Saudis Considering Pricing Oil Sales to China in Yuan, Rejecting Dollar

I wrote recently about the petrodollar system whereby all oil sales around the world are priced and transacted in US dollars, and about how this is a major part of the US dollar’s status as global reserve currency. I also wrote about how the events of the past few weeks could mark the beginning of the end of the dollar-dominated global economic order.

Well, that appears to be in motion. Saudi Arabia has set the world down the path away from the petrodollar:

Saudi Arabia is one of the world’s most important oil producers. China is the world’s largest oil importer by barrels per day.

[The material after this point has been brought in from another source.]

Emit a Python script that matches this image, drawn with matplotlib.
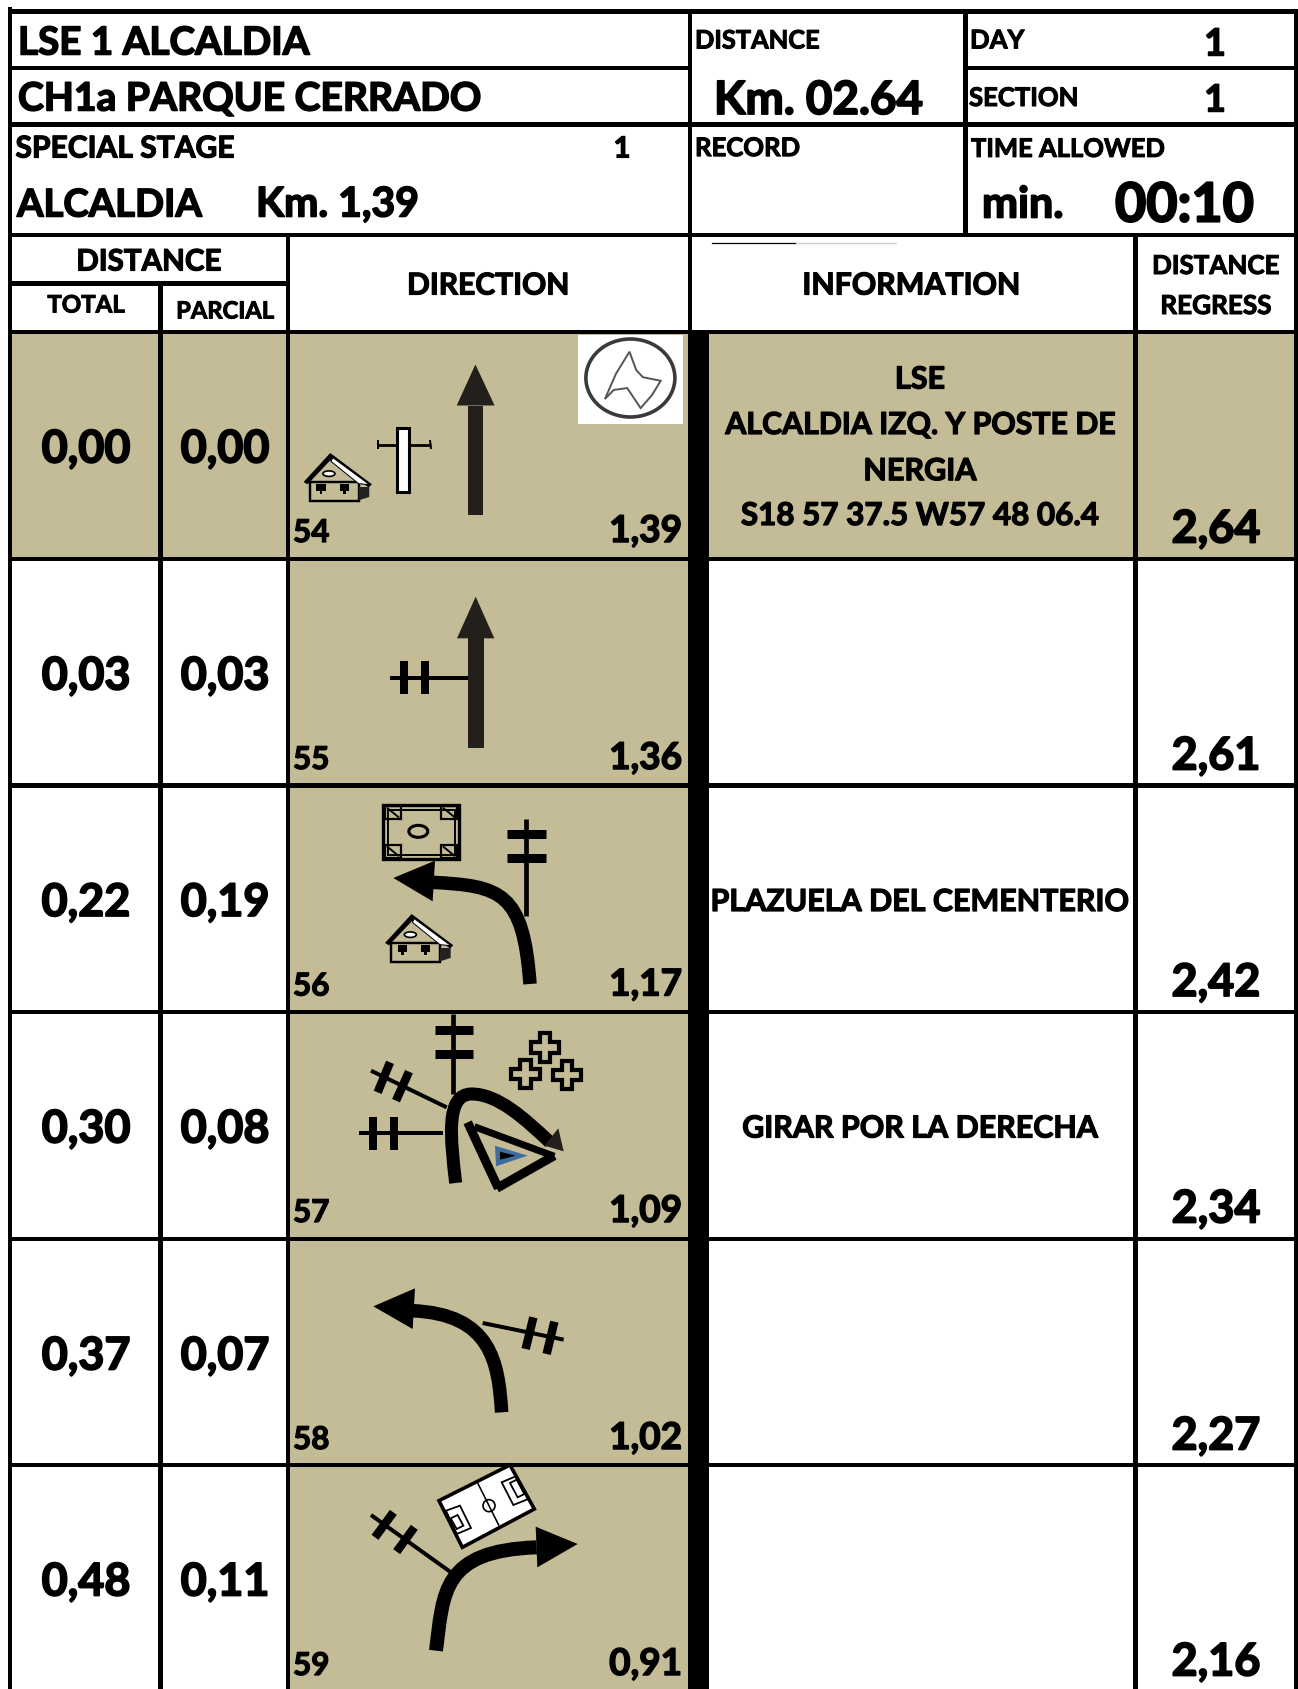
import matplotlib
matplotlib.use("Agg")
import matplotlib.pyplot as plt
import matplotlib.patheffects as pe
from matplotlib.patches import Rectangle, Polygon, Ellipse, PathPatch, Circle
from matplotlib.path import Path

plt.rcParams['font.family'] = ['Lato', 'DejaVu Sans']

# ---- data ----
row_ids = ['54', '55', '56', '57', '58', '59']
total = ['0,00', '0,03', '0,22', '0,30', '0,37', '0,48']
parcial = ['0,00', '0,03', '0,19', '0,08', '0,07', '0,11']
remaining = ['1,39', '1,36', '1,17', '1,09', '1,02', '0,91']
regress = ['2,64', '2,61', '2,42', '2,34', '2,27', '2,16']
info_single = ['', '', 'PLAZUELA DEL CEMENTERIO', 'GIRAR POR LA DERECHA', '', '']
info_first = ['LSE', 'ALCALDIA IZQ. Y POSTE DE', 'NERGIA', 'S18 57 37.5 W57 48 06.4']
info_sizes = [22, 21.8, 22, 22.6]
row_tops = [333, 560, 786.5, 1013, 1240, 1466]

TAN = '#C4BC96'
DARK = '#231F1A'
LW = 4.6

W, H = 1298, 1690
fig = plt.figure(figsize=(W / 100, H / 100), dpi=100)
ax = fig.add_axes([0, 0, 1, 1])
ax.set_xlim(0, W)
ax.set_ylim(H, 0)
ax.axis('off')


def T(x, y, s, size, ha='left', color='black'):
    t = ax.text(x, y + 1.5, s, fontsize=size, ha=ha, va='baseline', fontweight='bold', color=color, zorder=10)
    t.set_path_effects([pe.withStroke(linewidth=size * 0.04, foreground=color)])


def rect(x0, y0, x1, y1, color='black', z=3):
    ax.add_patch(Rectangle((x0, y0), x1 - x0, y1 - y0, fc=color, ec='none', zorder=z))


def hl(y, x0, x1):
    rect(x0 - LW / 2, y - LW / 2, x1 + LW / 2, y + LW / 2)


def vl(x, y0, y1):
    rect(x - LW / 2, y0 - LW / 2, x + LW / 2, y1)


def Z(ox, oy):
    return lambda p: (ox + p[0] / 3, oy + p[1] / 3)


def seg(a, b, w, color='black', z=5):
    ax.plot([a[0], b[0]], [a[1], b[1]], color=color, lw=w * 0.72, solid_capstyle='butt', zorder=z)


def poly(pts, fc='black', ec='none', lw=0, z=5, join='miter'):
    ax.add_patch(Polygon(pts, closed=True, fc=fc, ec=ec, lw=lw * 0.72, zorder=z, joinstyle=join))


def curve(pts, w, z=5):
    codes = [Path.MOVETO] + [Path.CURVE4] * (len(pts) - 1)
    ax.add_patch(PathPatch(Path(pts, codes), fc='none', ec='black', lw=w * 0.72, capstyle='butt', zorder=z))


def house(x, y, s=1.0):
    f = lambda a, b: (x + (a - 300) / 3 * s, y + (b - 403) / 3 * s)
    poly([f(318, 490), f(465, 490), f(465, 547), f(318, 547)], fc=TAN, ec='black', lw=2.4 * s)
    poly([f(465, 505), f(497, 505), f(497, 535), f(465, 545)], fc='#222222')
    poly([f(300, 490), f(380, 403), f(505, 497), f(495, 506), f(380, 425), f(312, 497)])
    poly([f(388, 417), f(498, 498), f(465, 495), f(382, 428)], fc='white', ec='black', lw=1)
    for a in (338, 408):
        poly([f(a, 495), f(a + 28, 495), f(a + 28, 518), f(a + 18, 518), f(a + 18, 527), f(a + 10, 527), f(a + 10, 518), f(a, 518)])
    ax.add_patch(Ellipse(f(376, 465), 12 * s, 5.5 * s, fc='white', ec='black', lw=1.2, zorder=6))


# ---- cell fills ----
rect(10, 333, 1296, 560, TAN, 1)
for top in row_tops[1:]:
    rect(288, top, 690, min(top + 227, H), TAN, 1)

# ---- grid ----
hl(12.7, 10, 1296)
hl(68.8, 10, 690)
hl(68.8, 965.5, 1296)
hl(125.5, 10, 1296)
hl(236, 10, 1296)
hl(284.5, 10, 288)
hl(333, 10, 1296)
for top in row_tops[1:]:
    hl(top, 10, 1296)
vl(10, 10, H)
vl(160.5, 284.5, H)
vl(288, 236, H)
vl(690, 12.7, 333)
vl(965.5, 12.7, 236)
vl(1135.5, 236, H)
vl(1296, 12.7, H)
rect(688, 333, 709, H, 'black', 4)
ax.plot([711.5, 795.5], [244.4, 244.4], color='black', lw=0.9, zorder=4)
ax.plot([795.5, 896], [244.4, 244.4], color='#cccccc', lw=0.9, zorder=4)

# ---- header text ----
T(18, 54, 'LSE 1 ALCALDIA', 27.8)
T(18, 110, 'CH1a PARQUE CERRADO', 28.1)
T(15.5, 157, 'SPECIAL STAGE', 21.6)
T(622, 157, '1', 21, 'center')
T(17, 216, 'ALCALDIA', 27.5)
T(256, 216, 'Km. 1,39', 29.5)
T(695, 48, 'DISTANCE', 18.3)
T(714, 113.5, 'Km. 02.64', 33)
T(970, 48, 'DAY', 18.6)
T(1215, 55, '1', 27, 'center')
T(969, 105.5, 'SECTION', 18.5)
T(1215, 111, '1', 27, 'center')
T(695, 155.6, 'RECORD', 18.5)
T(971, 156.4, 'TIME ALLOWED', 18.4)
T(982, 217, 'min.', 31)
T(1115, 221, '00:10', 38.8)
T(149, 270, 'DISTANCE', 21.3, 'center')
T(86, 312, 'TOTAL', 17.3, 'center')
T(225, 318, 'PARCIAL', 17.1, 'center')
T(488, 294, 'DIRECTION', 21.6, 'center')
T(911, 294, 'INFORMATION', 21.8, 'center')
T(1216, 273.5, 'DISTANCE', 18.7, 'center')
T(1216, 313.5, 'REGRESS', 18.8, 'center')

# ---- row text ----
for i, top in enumerate(row_tops):
    T(86, top + 129, total[i], 32.4, 'center')
    T(225, top + 129, parcial[i], 32.4, 'center')
    T(293, top + 208.5, row_ids[i], 22.6)
    T(682, top + 208.5, remaining[i], 26.6, 'right')
    T(1216, top + 209, regress[i], 32.4, 'center')
    if info_single[i]:
        T(920, top + 124, info_single[i], 21.9, 'center')
for y, s, sz in zip([388, 433.5, 479.7, 524.5], info_first, info_sizes):
    T(920, y, s, sz, 'center')

# ---- row 54 glyphs ----
rect(467.6, 406.5, 483.2, 515.6, DARK, 5)
poly([(475.4, 365.5), (494.6, 406.5), (456.7, 406.5)], fc=DARK)
seg((377, 445.5), (431, 445.5), 2.8)
seg((378, 441), (378, 450), 2)
seg((430, 441), (431, 450), 2)
ax.add_patch(Rectangle((396.5, 429), 12.5, 64, fc='white', ec='black', lw=2.2, zorder=6))
house(303.6, 454, 1.0)
rect(578, 336, 683, 425, 'white', 5)
ax.add_patch(Ellipse((630.4, 379), 89, 78, fc='white', ec='#3a3a3a', lw=2.6, zorder=6))
f1 = lambda p: (p[0] / 2.24, p[1] / 2.75)
ax.add_patch(Polygon([f1(p) for p in [(1410, 970), (1425, 1020), (1440, 1040), (1480, 1050), (1460, 1090), (1435, 1125),
                                      (1405, 1070), (1375, 1075), (1355, 1100), (1380, 1030)]],
                     closed=True, fc='white', ec='#555555', lw=1.4, zorder=7))

# ---- row 55 glyphs ----
z = Z(285, 555)
rect(*z((548, 253)), *z((596, 582)), DARK, 5)
poly([z((572, 128)), z((628, 253)), z((516, 253))], fc=DARK)
seg(z((315, 372)), z((548, 372)), 4)
seg(z((357, 322)), z((357, 420)), 8)
seg(z((420, 322)), z((420, 420)), 8)

# ---- row 56 glyphs ----
z = Z(285, 780)
for (a, b) in [(300, 82), (468, 82), (300, 198), (468, 198)]:
    ax.add_patch(Rectangle(z((a, b)), 16, 13, fc=TAN, ec='black', lw=1.6, zorder=5))
    ax.plot(*zip(z((a + 8, b + 6)), z((a + 40, b + 32))), color='black', lw=1.4, zorder=6)
ax.add_patch(Rectangle(z((294, 77)), 76, 54.5, fc='none', ec='black', lw=2.4, zorder=5))
ax.add_patch(Rectangle(z((308, 92)), 67, 45, fc='none', ec='black', lw=1.4, zorder=5))
ax.add_patch(Ellipse(z((400, 157)), 19, 12, fc='none', ec='black', lw=2.2, zorder=5))
seg(z((724, 120)), z((724, 410)), 4.7)
seg(z((666, 166)), z((783, 166)), 9)
seg(z((666, 238)), z((783, 238)), 9)
curve([z((735, 615)), z((715, 340)), z((650, 320)), z((440, 310))], 13.5)
poly([z((325, 297)), z((450, 245)), z((443, 367))])
house(385, 915, 1.0)

# ---- row 57 glyphs ----
seg(z((505, 705)), z((505, 945)), 4.7)
seg(z((450, 754)), z((564, 754)), 9)
seg(z((450, 826)), z((564, 826)), 9)
seg(z((258, 875)), z((485, 985)), 4)
seg(z((315, 850)), z((278, 940)), 8.5)
seg(z((372, 878)), z((333, 965)), 8.5)
seg(z((222, 1062)), z((473, 1062)), 4)
seg(z((264, 1014)), z((264, 1112)), 8)
seg(z((327, 1014)), z((327, 1112)), 8)
for cx, cy in [(780, 805), (722, 885), (846, 888)]:
    a, b = 16, 43
    cross = [(cx - a, cy - b), (cx + a, cy - b), (cx + a, cy - a), (cx + b, cy - a), (cx + b, cy + a), (cx + a, cy + a),
             (cx + a, cy + b), (cx - a, cy + b), (cx - a, cy + a), (cx - b, cy + a), (cx - b, cy - a), (cx - a, cy - a)]
    poly([z(p) for p in cross], fc=TAN, ec='black', lw=4.2)
curve([z((512, 1212)), z((497, 1080)), z((480, 945)), z((560, 945)), z((640, 945)), z((720, 1020)), z((795, 1090))], 13)
poly([z((820, 1048)), z((836, 1117)), z((778, 1100))], fc=DARK, z=6)
seg(z((548, 1030)), z((640, 1228)), 9, z=7)
seg(z((635, 1228)), z((808, 1130)), 9, z=7)
seg(z((808, 1132)), z((568, 1043)), 7, z=7)
poly([z((630, 1100)), z((728, 1130)), z((633, 1162))], fc='#3F6C9E', z=7)
poly([z((645, 1118)), z((692, 1130)), z((645, 1142))], z=8)

# ---- row 58 glyphs ----
z = Z(285, 1230)
curve([z((650, 550)), z((640, 400)), z((620, 255)), z((380, 245))], 13.5)
poly([z((265, 232)), z((390, 178)), z((383, 300))])
seg(z((593, 282)), z((836, 332)), 4)
seg(z((745, 265)), z((722, 360)), 8.5)
seg(z((808, 278)), z((785, 375)), 8.5)

# ---- row 59 glyphs ----
curve([z((453, 1265)), z((475, 1090)), z((470, 965)), z((755, 955))], 14)
poly([z((878, 945)), z((752, 893)), z((757, 1015))])
seg(z((258, 858)), z((495, 1028)), 4)
seg(z((325, 850)), z((270, 925)), 8.5)
seg(z((388, 895)), z((335, 968)), 8.5)
poly([z(p) for p in [(462, 815), (675, 708), (748, 840), (532, 955)]], fc='white', ec='black', lw=3.6, z=6)
seg(z((578, 762)), z((642, 890)), 1.6, z=7)
ax.add_patch(Circle(z((612, 830)), 6, fc='none', ec='black', lw=1.2, zorder=7))
for box in ([(483, 845), (525, 830), (558, 897), (515, 915)],
            [(497, 868), (518, 858), (535, 890), (515, 900)],
            [(650, 760), (692, 742), (730, 810), (685, 828)],
            [(675, 762), (695, 752), (718, 795), (698, 805)]):
    poly([z(p) for p in box], fc='none', ec='black', lw=1.8, z=7)

fig.savefig('out.png', dpi=100, facecolor='white')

This is quite a big deal, and not only because of the currency aspect, but also because it shows the Saudis spurning the US and embracing the Chinese, who as we all know are aligned with Russia.

You’re already seeing the contours of the new world order emerge: it’s America and Europe against, essentially, Asia—China, Russia, India, Iran and now, apparently, Saudi Arabia, at least to some extent. The Saudis and the Iranians despise each other, but then again so do India and China to a large extent. And China and Russia have never been the best of friends.

None of that matters though, as long as they all despise the US more than they despise one another. They appear unified around the common cause of working toward America’s downfall, and as long as that is their priority, they’ll probably be perfectly able to work together.

The next step is for the Russians to price their oil sales to China in yuan—then eventually most of Asia will move away from the petrodollar.

Also keep in mind that the move away from the dollar will feature a ton of selling in US treasuries, causing interest rates to spike and US government debt becoming vastly more expensive to service.

In other words, without nearly bottomless demand for US government debt, suddenly America is no longer able to live in its fantasyland of deficit spending and debt-fueled expansion.

The past 20 years or so have been an illusion of prosperity built on the back of soaring government, corporate and consumer debt—enabled by both ultra low interest rates and insatiable global demand for treasuries.

We cannot really afford the government we have. We cannot afford all these social programs and all this defense spending, and all the bullshit pork the politicians toss in.

It’s enabled by deficit spending, money printing, and low interest rates. But once those interest rates start to go up, and demand for government debt dries up, suddenly we’ll no longer be able to live beyond our means like we have been the past 20 years.

Do you know why we’ve been able to print all this money for so long? Because we’re the reserve currency. Demand for dollars is (was) insatiable, and global. That demand for dollars takes the form of demand for US treasuries, because holding dollars is not profitable, but holding treasuries is. Nations that hold dollars use those dollars to buy treasuries, because treasuries pay interest.

But once demand for dollars dries up, we can no longer print money and accumulate debt freely. We’ll basically become Greece, a perpetual debtor nation that continually has to be bailed out by the EU.

Our lifestyle of the past 20 years has been an illusion. Most of it has been funded by massive amounts of debt. We can’t really afford the society we’re living in. Almost everything you see in America is an illusion—the neighborhoods full of McMansions popping up, the stock market millionaires, the extravagance of American colleges, the trillion dollar corporations, the tech unicorns, and last but not least, our government that is all things to all people. It’s all been enabled by rampant debt accumulation at low interest rates.

Again: we can’t really afford any of this. We are not as rich as we think we are, when we consider how much of modern America has been funded by debt.

Eventually the bill will come due. And I can’t even begin to imagine the economic pain this country will endure when the rest of the world loses faith in the US dollar.

You have to understand: there is basically no one alive today that knows what it’s like to live in a world where the US dollar is not the reserve currency. The dollar has been the reserve currency since 1944–78 years.

It’s all we know.

Interest rates have been rock-bottom for the better part of the past 20 years.

It’s all going to come to an end soon, this dollar backed global financial system. We’re already seeing the beginning of the end of the petrodollar system.

It’s time to prepare for the trouble ahead. Minimize debt levels as much as possible. People who have no debt will be able to weather the storm the best. Prioritize hard assets like real estate and gold. And maybe even think about becoming self-sufficient in terms of food—buy a few chickens, or start a robust garden, at least.

It could even get to the point where many of us can’t even afford to heat our homes. I really don’t know.

No nation’s reserve currency status is ever permanent. The Dutch guilder, the British pound—reserve currencies of the past—all rose and fell, and were ultimately replaced by something else. The dollar will eventually lose its reserve currency status, and I don’t think many of us are prepared for that.

I really can’t even begin to predict what the process of America losing reserve currency status will entail. All I know is it will result in tremendous economic pain for us, and probably a sharp decline in living standards. And we have no idea what lengths our government will go to to preserve the dollar’s global preeminence. It might even go to war with Russia or China out of desperation.

But the bottom line is that it appears we’re at the beginning of the end of the dollar’s run of dominance. I hope I’m wrong for all our sakes.